Begin Recorded data

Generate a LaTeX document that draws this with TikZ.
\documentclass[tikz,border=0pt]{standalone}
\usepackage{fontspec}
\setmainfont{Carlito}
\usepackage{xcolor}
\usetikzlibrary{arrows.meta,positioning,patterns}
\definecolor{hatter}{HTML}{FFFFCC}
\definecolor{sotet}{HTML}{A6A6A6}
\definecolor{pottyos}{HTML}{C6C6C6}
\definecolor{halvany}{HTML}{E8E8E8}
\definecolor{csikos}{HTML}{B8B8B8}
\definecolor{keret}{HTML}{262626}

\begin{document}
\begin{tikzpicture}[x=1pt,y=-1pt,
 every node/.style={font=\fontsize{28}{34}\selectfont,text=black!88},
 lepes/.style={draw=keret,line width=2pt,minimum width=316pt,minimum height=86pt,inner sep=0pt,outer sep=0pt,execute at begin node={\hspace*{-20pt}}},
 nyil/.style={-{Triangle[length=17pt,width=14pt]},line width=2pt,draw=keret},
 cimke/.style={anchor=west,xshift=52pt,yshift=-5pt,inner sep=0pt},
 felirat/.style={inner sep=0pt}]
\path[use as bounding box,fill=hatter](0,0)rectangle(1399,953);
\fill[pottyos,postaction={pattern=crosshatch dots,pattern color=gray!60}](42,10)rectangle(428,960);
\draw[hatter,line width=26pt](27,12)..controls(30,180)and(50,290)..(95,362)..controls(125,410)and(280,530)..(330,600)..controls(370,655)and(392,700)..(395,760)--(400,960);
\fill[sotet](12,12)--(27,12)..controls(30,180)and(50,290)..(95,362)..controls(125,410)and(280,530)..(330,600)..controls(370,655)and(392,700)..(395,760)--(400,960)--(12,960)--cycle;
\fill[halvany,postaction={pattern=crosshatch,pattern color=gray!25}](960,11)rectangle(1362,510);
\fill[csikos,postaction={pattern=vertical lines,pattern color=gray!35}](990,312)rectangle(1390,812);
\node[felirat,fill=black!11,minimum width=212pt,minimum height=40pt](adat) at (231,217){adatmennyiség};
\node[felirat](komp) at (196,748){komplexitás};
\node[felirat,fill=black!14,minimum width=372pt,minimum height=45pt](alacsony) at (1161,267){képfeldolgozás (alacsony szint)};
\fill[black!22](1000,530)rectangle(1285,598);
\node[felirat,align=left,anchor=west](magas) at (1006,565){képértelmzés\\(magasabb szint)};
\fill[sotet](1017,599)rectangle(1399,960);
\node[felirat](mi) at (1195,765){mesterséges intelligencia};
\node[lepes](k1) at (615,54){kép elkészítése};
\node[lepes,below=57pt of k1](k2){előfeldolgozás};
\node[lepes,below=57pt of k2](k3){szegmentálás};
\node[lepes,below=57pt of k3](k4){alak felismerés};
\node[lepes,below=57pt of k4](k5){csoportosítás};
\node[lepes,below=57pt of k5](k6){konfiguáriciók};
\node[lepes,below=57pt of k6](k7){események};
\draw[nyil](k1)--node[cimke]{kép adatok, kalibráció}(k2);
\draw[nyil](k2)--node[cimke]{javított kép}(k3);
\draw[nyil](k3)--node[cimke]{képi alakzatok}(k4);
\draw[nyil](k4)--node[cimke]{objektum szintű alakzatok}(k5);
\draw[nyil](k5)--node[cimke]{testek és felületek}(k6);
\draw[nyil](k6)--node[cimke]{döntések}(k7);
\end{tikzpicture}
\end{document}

End Recorded data

## What is required
Give an exact repetition of all the material.

## Task solution
Generate a LaTeX document that draws this with TikZ.
\documentclass[tikz,border=0pt]{standalone}
\usepackage{fontspec}
\setmainfont{Carlito}
\usepackage{xcolor}
\usetikzlibrary{arrows.meta,positioning,patterns}
\definecolor{hatter}{HTML}{FFFFCC}
\definecolor{sotet}{HTML}{A6A6A6}
\definecolor{pottyos}{HTML}{C6C6C6}
\definecolor{halvany}{HTML}{E8E8E8}
\definecolor{csikos}{HTML}{B8B8B8}
\definecolor{keret}{HTML}{262626}

\begin{document}
\begin{tikzpicture}[x=1pt,y=-1pt,
 every node/.style={font=\fontsize{28}{34}\selectfont,text=black!88},
 lepes/.style={draw=keret,line width=2pt,minimum width=316pt,minimum height=86pt,inner sep=0pt,outer sep=0pt,execute at begin node={\hspace*{-20pt}}},
 nyil/.style={-{Triangle[length=17pt,width=14pt]},line width=2pt,draw=keret},
 cimke/.style={anchor=west,xshift=52pt,yshift=-5pt,inner sep=0pt},
 felirat/.style={inner sep=0pt}]
\path[use as bounding box,fill=hatter](0,0)rectangle(1399,953);
\fill[pottyos,postaction={pattern=crosshatch dots,pattern color=gray!60}](42,10)rectangle(428,960);
\draw[hatter,line width=26pt](27,12)..controls(30,180)and(50,290)..(95,362)..controls(125,410)and(280,530)..(330,600)..controls(370,655)and(392,700)..(395,760)--(400,960);
\fill[sotet](12,12)--(27,12)..controls(30,180)and(50,290)..(95,362)..controls(125,410)and(280,530)..(330,600)..controls(370,655)and(392,700)..(395,760)--(400,960)--(12,960)--cycle;
\fill[halvany,postaction={pattern=crosshatch,pattern color=gray!25}](960,11)rectangle(1362,510);
\fill[csikos,postaction={pattern=vertical lines,pattern color=gray!35}](990,312)rectangle(1390,812);
\node[felirat,fill=black!11,minimum width=212pt,minimum height=40pt](adat) at (231,217){adatmennyiség};
\node[felirat](komp) at (196,748){komplexitás};
\node[felirat,fill=black!14,minimum width=372pt,minimum height=45pt](alacsony) at (1161,267){képfeldolgozás (alacsony szint)};
\fill[black!22](1000,530)rectangle(1285,598);
\node[felirat,align=left,anchor=west](magas) at (1006,565){képértelmzés\\(magasabb szint)};
\fill[sotet](1017,599)rectangle(1399,960);
\node[felirat](mi) at (1195,765){mesterséges intelligencia};
\node[lepes](k1) at (615,54){kép elkészítése};
\node[lepes,below=57pt of k1](k2){előfeldolgozás};
\node[lepes,below=57pt of k2](k3){szegmentálás};
\node[lepes,below=57pt of k3](k4){alak felismerés};
\node[lepes,below=57pt of k4](k5){csoportosítás};
\node[lepes,below=57pt of k5](k6){konfiguáriciók};
\node[lepes,below=57pt of k6](k7){események};
\draw[nyil](k1)--node[cimke]{kép adatok, kalibráció}(k2);
\draw[nyil](k2)--node[cimke]{javított kép}(k3);
\draw[nyil](k3)--node[cimke]{képi alakzatok}(k4);
\draw[nyil](k4)--node[cimke]{objektum szintű alakzatok}(k5);
\draw[nyil](k5)--node[cimke]{testek és felületek}(k6);
\draw[nyil](k6)--node[cimke]{döntések}(k7);
\end{tikzpicture}
\end{document}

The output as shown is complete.